[START OF GIVEN INFORMATION]

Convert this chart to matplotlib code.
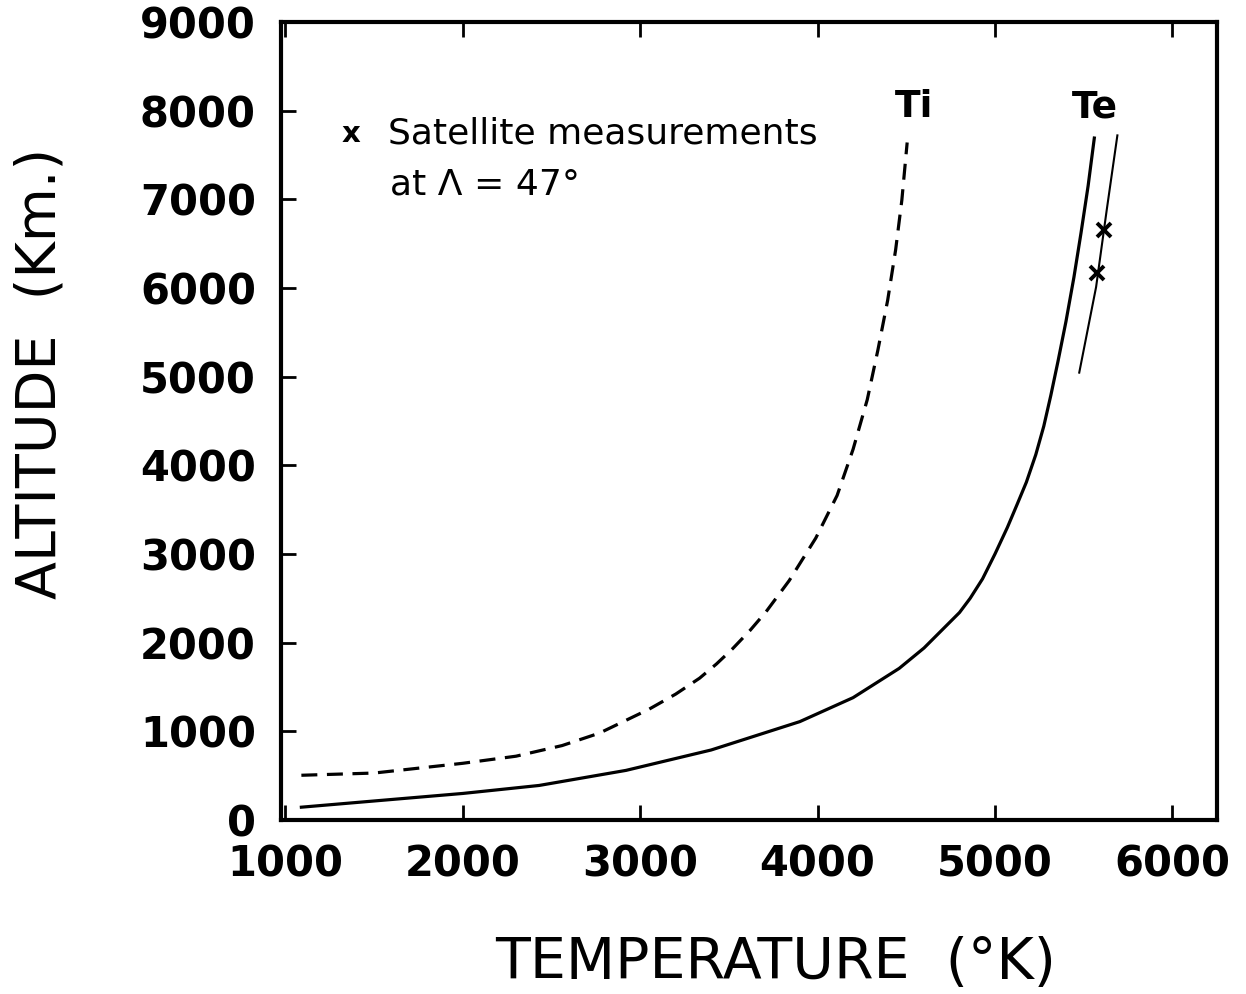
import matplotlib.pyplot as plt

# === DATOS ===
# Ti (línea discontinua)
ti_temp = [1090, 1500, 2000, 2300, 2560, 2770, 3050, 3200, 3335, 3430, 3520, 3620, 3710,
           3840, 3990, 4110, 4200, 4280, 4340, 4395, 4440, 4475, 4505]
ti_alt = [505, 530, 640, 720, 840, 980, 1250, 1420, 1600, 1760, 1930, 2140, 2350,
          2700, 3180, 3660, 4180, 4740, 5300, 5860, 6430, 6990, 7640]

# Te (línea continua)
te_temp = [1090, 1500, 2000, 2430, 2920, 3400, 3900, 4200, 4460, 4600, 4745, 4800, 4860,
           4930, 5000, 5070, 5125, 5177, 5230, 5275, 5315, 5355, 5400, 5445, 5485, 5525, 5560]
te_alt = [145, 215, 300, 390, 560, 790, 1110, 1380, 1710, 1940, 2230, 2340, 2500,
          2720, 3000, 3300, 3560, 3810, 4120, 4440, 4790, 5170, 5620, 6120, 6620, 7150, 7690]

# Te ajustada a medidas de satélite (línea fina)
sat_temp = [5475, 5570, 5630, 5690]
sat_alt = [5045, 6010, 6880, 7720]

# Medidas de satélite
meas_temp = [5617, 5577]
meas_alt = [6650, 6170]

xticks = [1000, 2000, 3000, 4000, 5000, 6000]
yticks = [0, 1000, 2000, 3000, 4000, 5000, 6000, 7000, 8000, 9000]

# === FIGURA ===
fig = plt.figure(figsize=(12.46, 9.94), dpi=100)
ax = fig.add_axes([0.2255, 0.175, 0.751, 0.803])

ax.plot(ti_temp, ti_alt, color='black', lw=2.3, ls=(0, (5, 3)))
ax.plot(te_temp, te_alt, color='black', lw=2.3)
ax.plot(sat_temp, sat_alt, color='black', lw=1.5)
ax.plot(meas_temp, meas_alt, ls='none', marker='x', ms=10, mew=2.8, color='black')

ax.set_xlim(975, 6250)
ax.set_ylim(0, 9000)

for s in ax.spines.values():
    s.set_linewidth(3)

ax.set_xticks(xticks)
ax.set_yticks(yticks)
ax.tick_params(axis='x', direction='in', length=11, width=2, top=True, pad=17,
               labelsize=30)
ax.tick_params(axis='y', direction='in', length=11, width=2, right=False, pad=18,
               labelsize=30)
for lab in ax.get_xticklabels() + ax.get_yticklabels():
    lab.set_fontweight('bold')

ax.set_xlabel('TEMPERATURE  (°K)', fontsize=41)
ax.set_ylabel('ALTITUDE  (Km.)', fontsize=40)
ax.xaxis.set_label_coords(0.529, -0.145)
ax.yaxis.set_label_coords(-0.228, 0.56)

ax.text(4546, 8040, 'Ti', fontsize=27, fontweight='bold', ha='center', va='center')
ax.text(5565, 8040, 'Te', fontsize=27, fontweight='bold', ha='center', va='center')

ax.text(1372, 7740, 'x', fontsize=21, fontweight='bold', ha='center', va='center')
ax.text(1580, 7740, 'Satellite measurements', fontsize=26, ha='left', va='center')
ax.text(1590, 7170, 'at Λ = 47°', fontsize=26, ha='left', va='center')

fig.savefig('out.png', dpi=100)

[END OF GIVEN INFORMATION]

**EXERCISE INSTRUCTIONS**
Return the material line for line, from its beginning to the line that contains "import matplotlib.pyplot as plt", with the pictures left out.

**SOLUTION TO THIS TASK**
Convert this chart to matplotlib code.
import matplotlib.pyplot as plt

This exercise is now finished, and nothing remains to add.